## What you have to do:
Look through the data below. Collect every line where the word "that" occurs.

## Extracted records:
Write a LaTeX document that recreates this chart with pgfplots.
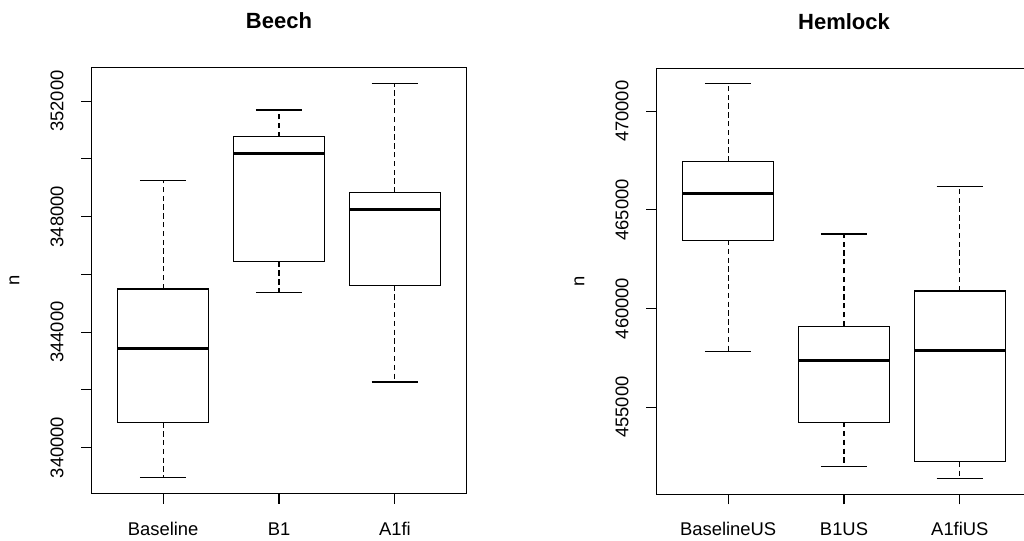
\documentclass[border=0pt]{standalone}
\usepackage{fontspec}
\setmainfont{Liberation Sans}
\usepackage{pgfplots}
\pgfplotsset{compat=1.18}

\pgfplotsset{
  rpanel/.style={
    scale only axis,
    width=281.55pt,
    xmin=0.38, xmax=3.62,
    xtick={1,2,3},
    tick pos=left,
    tick align=outside,
    major tick length=7.5pt,
    scaled y ticks=false,
    axis line style={line width=0.8pt},
    every tick/.style={black, line width=0.8pt},
    tick label style={font=\fontsize{13.8}{16}\selectfont},
    xticklabel style={anchor=base, inner sep=0pt, yshift=-23.5pt},
    yticklabel style={xshift=-13.5pt, rotate=90, anchor=base, inner sep=0pt},
    every axis y label/.style={at={(rel axis cs:0,0.5)}, xshift=-54pt, rotate=90,
      anchor=base, inner sep=0pt, font=\fontsize{13.8}{16}\selectfont},
    every axis title/.style={at={(rel axis cs:0.5,1)}, anchor=base, inner sep=0pt,
      yshift=29pt, font=\bfseries\fontsize{16.5}{19}\selectfont},
    ylabel={n},
  },
  box/.style={black, line width=0.8pt, line join=miter},
  med/.style={black, line width=2.5pt},
  wh/.style={black, line width=0.8pt, dash pattern=on 4pt off 2.6pt},
  cap/.style={black, line width=0.8pt},
}

\begin{document}
\begin{tikzpicture}
\path[use as bounding box] (0,0) rectangle (768pt,405pt);
\clip (0,0) rectangle (768pt,405pt);

% Beech
\begin{axis}[rpanel,
  at={(68.475pt,34.725pt)}, anchor=south west,
  height=319.8pt,
  ymin=338400, ymax=353170,
  ytick={340000,342000,344000,346000,348000,350000,352000},
  yticklabels={340000,,344000,,348000,,352000},
  xticklabels={Baseline,B1,A1fi},
  title={Beech}]
% Baseline: whiskers 338970 / 349240, quartiles 340870 / 345490, median 343420
\addplot[wh]  coordinates {(1,345490) (1,349240)};
\addplot[wh]  coordinates {(1,340870) (1,338970)};
\addplot[cap] coordinates {(0.8,349240) (1.2,349240)};
\addplot[cap] coordinates {(0.8,338970) (1.2,338970)};
\addplot[box] coordinates {(0.605,340870) (1.395,340870) (1.395,345490) (0.605,345490) (0.605,340870) (1.395,340870)};
\addplot[med] coordinates {(0.605,343420) (1.395,343420)};
% B1: whiskers 345360 / 351690, quartiles 346440 / 350760, median 350190
\addplot[wh]  coordinates {(2,350760) (2,351690)};
\addplot[wh]  coordinates {(2,346440) (2,345360)};
\addplot[cap] coordinates {(1.8,351690) (2.2,351690)};
\addplot[cap] coordinates {(1.8,345360) (2.2,345360)};
\addplot[box] coordinates {(1.605,346440) (2.395,346440) (2.395,350760) (1.605,350760) (1.605,346440) (2.395,346440)};
\addplot[med] coordinates {(1.605,350190) (2.395,350190)};
% A1fi: whiskers 342270 / 352620, quartiles 345610 / 348830, median 348240
\addplot[wh]  coordinates {(3,348830) (3,352620)};
\addplot[wh]  coordinates {(3,345610) (3,342270)};
\addplot[cap] coordinates {(2.8,352620) (3.2,352620)};
\addplot[cap] coordinates {(2.8,342270) (3.2,342270)};
\addplot[box] coordinates {(2.605,345610) (3.395,345610) (3.395,348830) (2.605,348830) (2.605,345610) (3.395,345610)};
\addplot[med] coordinates {(2.605,348240) (3.395,348240)};
\end{axis}

% Hemlock
\begin{axis}[rpanel,
  at={(492.225pt,34.275pt)}, anchor=south west,
  height=319.5pt,
  ymin=450580, ymax=472180,
  ytick={455000,460000,465000,470000},
  yticklabels={455000,460000,465000,470000},
  xticklabels={BaselineUS,B1US,A1fiUS},
  title={Hemlock}]
% BaselineUS: whiskers 457840 / 471390, quartiles 463470 / 467450, median 465830
\addplot[wh]  coordinates {(1,467450) (1,471390)};
\addplot[wh]  coordinates {(1,463470) (1,457840)};
\addplot[cap] coordinates {(0.8,471390) (1.2,471390)};
\addplot[cap] coordinates {(0.8,457840) (1.2,457840)};
\addplot[box] coordinates {(0.605,463470) (1.395,463470) (1.395,467450) (0.605,467450) (0.605,463470) (1.395,463470)};
\addplot[med] coordinates {(0.605,465830) (1.395,465830)};
% B1US: whiskers 452010 / 463780, quartiles 454240 / 459110, median 457370
\addplot[wh]  coordinates {(2,459110) (2,463780)};
\addplot[wh]  coordinates {(2,454240) (2,452010)};
\addplot[cap] coordinates {(1.8,463780) (2.2,463780)};
\addplot[cap] coordinates {(1.8,452010) (2.2,452010)};
\addplot[box] coordinates {(1.605,454240) (2.395,454240) (2.395,459110) (1.605,459110) (1.605,454240) (2.395,454240)};
\addplot[med] coordinates {(1.605,457370) (2.395,457370)};
% A1fiUS: whiskers 451400 / 466200, quartiles 452230 / 460890, median 457860
\addplot[wh]  coordinates {(3,460890) (3,466200)};
\addplot[wh]  coordinates {(3,452230) (3,451400)};
\addplot[cap] coordinates {(2.8,466200) (3.2,466200)};
\addplot[cap] coordinates {(2.8,451400) (3.2,451400)};
\addplot[box] coordinates {(2.605,452230) (3.395,452230) (3.395,460890) (2.605,460890) (2.605,452230) (3.395,452230)};
\addplot[med] coordinates {(2.605,457860) (3.395,457860)};
\end{axis}
\end{tikzpicture}
\end{document}
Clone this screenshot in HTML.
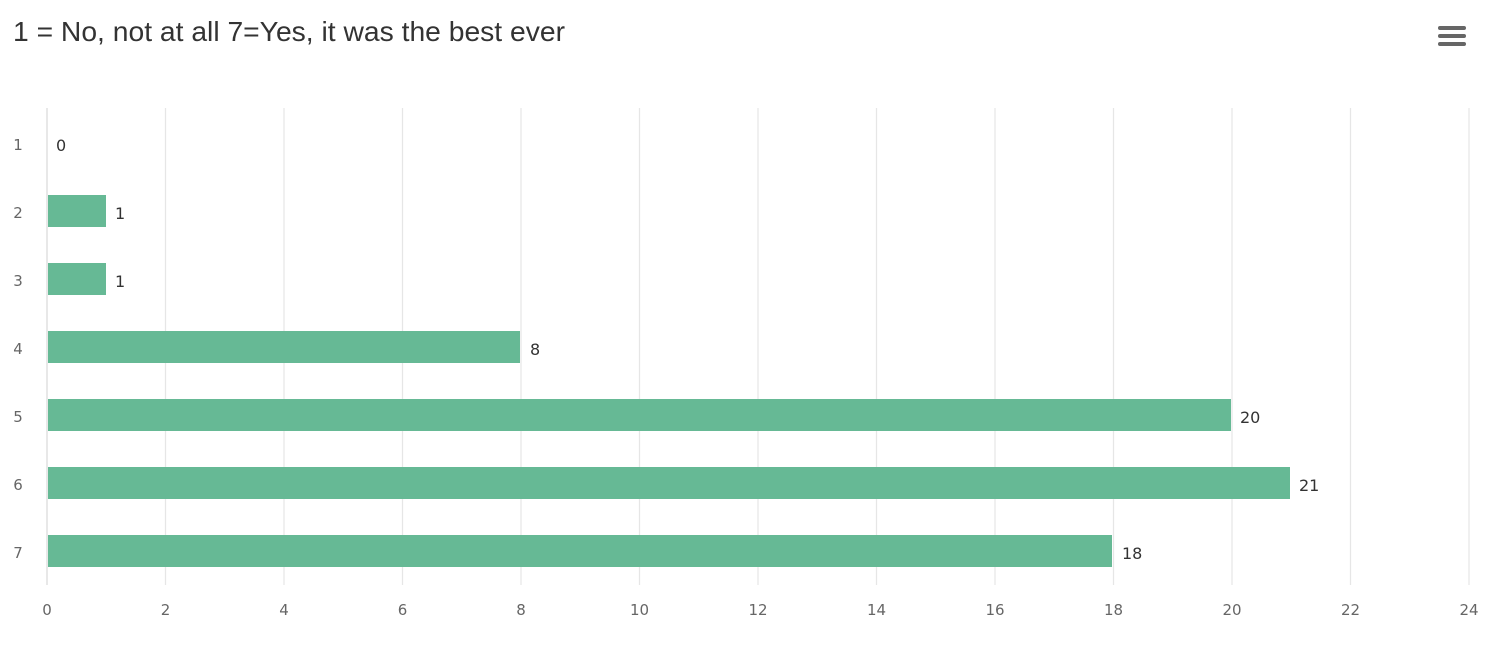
<!DOCTYPE html>
<html><head><meta charset="utf-8"><style>
html,body{margin:0;padding:0;background:#fff;}
svg{display:block;font-family:"DejaVu Sans","Liberation Sans",sans-serif;}
</style></head><body>
<svg width="1500" height="649" viewBox="0 0 1500 649" xmlns="http://www.w3.org/2000/svg">
<text x="13" y="41" font-family="Liberation Sans, sans-serif" font-size="28" fill="#333" textLength="552" lengthAdjust="spacingAndGlyphs">1 = No, not at all 7=Yes, it was the best ever</text>
<g fill="#666"><rect x="1438" y="26" width="28" height="4" rx="2"/><rect x="1438" y="34" width="28" height="4" rx="2"/><rect x="1438" y="42" width="28" height="4" rx="2"/></g>
<g stroke="#e6e6e6" stroke-width="1.2">
<line x1="165.5" y1="108" x2="165.5" y2="585"/><line x1="284" y1="108" x2="284" y2="585"/><line x1="402.5" y1="108" x2="402.5" y2="585"/><line x1="521" y1="108" x2="521" y2="585"/><line x1="639.5" y1="108" x2="639.5" y2="585"/><line x1="758" y1="108" x2="758" y2="585"/><line x1="876.5" y1="108" x2="876.5" y2="585"/><line x1="995" y1="108" x2="995" y2="585"/><line x1="1113.5" y1="108" x2="1113.5" y2="585"/><line x1="1232" y1="108" x2="1232" y2="585"/><line x1="1350.5" y1="108" x2="1350.5" y2="585"/><line x1="1469" y1="108" x2="1469" y2="585"/>
</g>
<line x1="47" y1="108" x2="47" y2="585" stroke="#d8d8d8" stroke-width="1.2"/>
<g fill="#66b995">
<rect x="48" y="195" width="58" height="32"/>
<rect x="48" y="263" width="58" height="32"/>
<rect x="48" y="331" width="472" height="32"/>
<rect x="48" y="399" width="1183" height="32"/>
<rect x="48" y="467" width="1242" height="32"/>
<rect x="48" y="535" width="1064" height="32"/>
</g>
<g font-size="16" fill="#333">
<text x="56" y="151">0</text>
<text x="115" y="219">1</text>
<text x="115" y="287">1</text>
<text x="530" y="355">8</text>
<text x="1240" y="423">20</text>
<text x="1299" y="491">21</text>
<text x="1122" y="559">18</text>
</g>
<g font-size="15" fill="#666" text-anchor="middle">
<text x="18" y="150">1</text><text x="18" y="218">2</text><text x="18" y="286">3</text><text x="18" y="354">4</text><text x="18" y="422">5</text><text x="18" y="490">6</text><text x="18" y="558">7</text>
<text x="47" y="615">0</text><text x="165.5" y="615">2</text><text x="284" y="615">4</text><text x="402.5" y="615">6</text><text x="521" y="615">8</text><text x="639.5" y="615">10</text><text x="758" y="615">12</text><text x="876.5" y="615">14</text><text x="995" y="615">16</text><text x="1113.5" y="615">18</text><text x="1232" y="615">20</text><text x="1350.5" y="615">22</text><text x="1469" y="615">24</text>
</g>
</svg>
</body></html>
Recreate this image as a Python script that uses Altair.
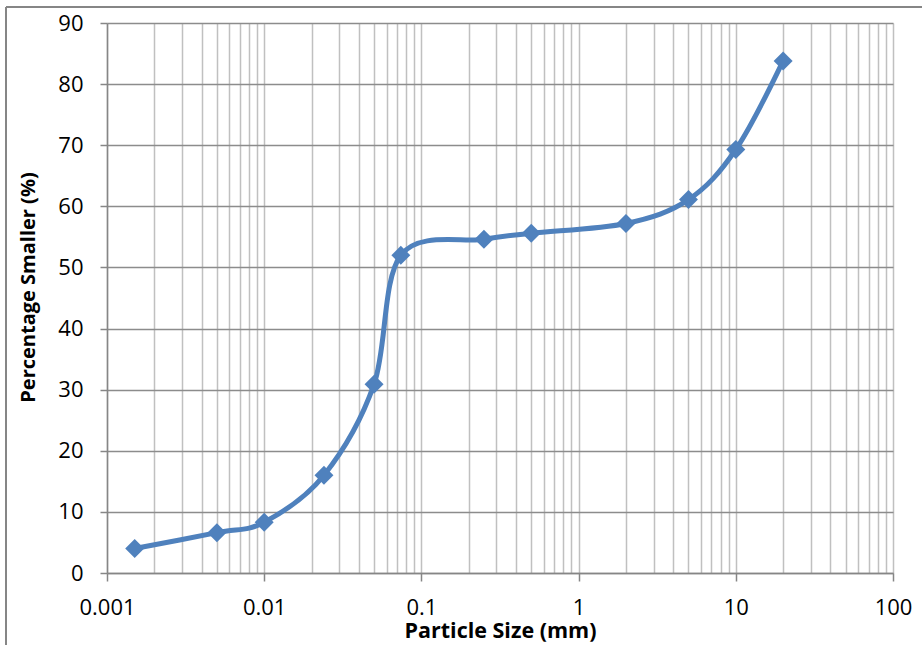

## Exercise solution:
Write a LaTeX document that recreates this chart with pgfplots.
Recreate this image as a Python script that uses Altair.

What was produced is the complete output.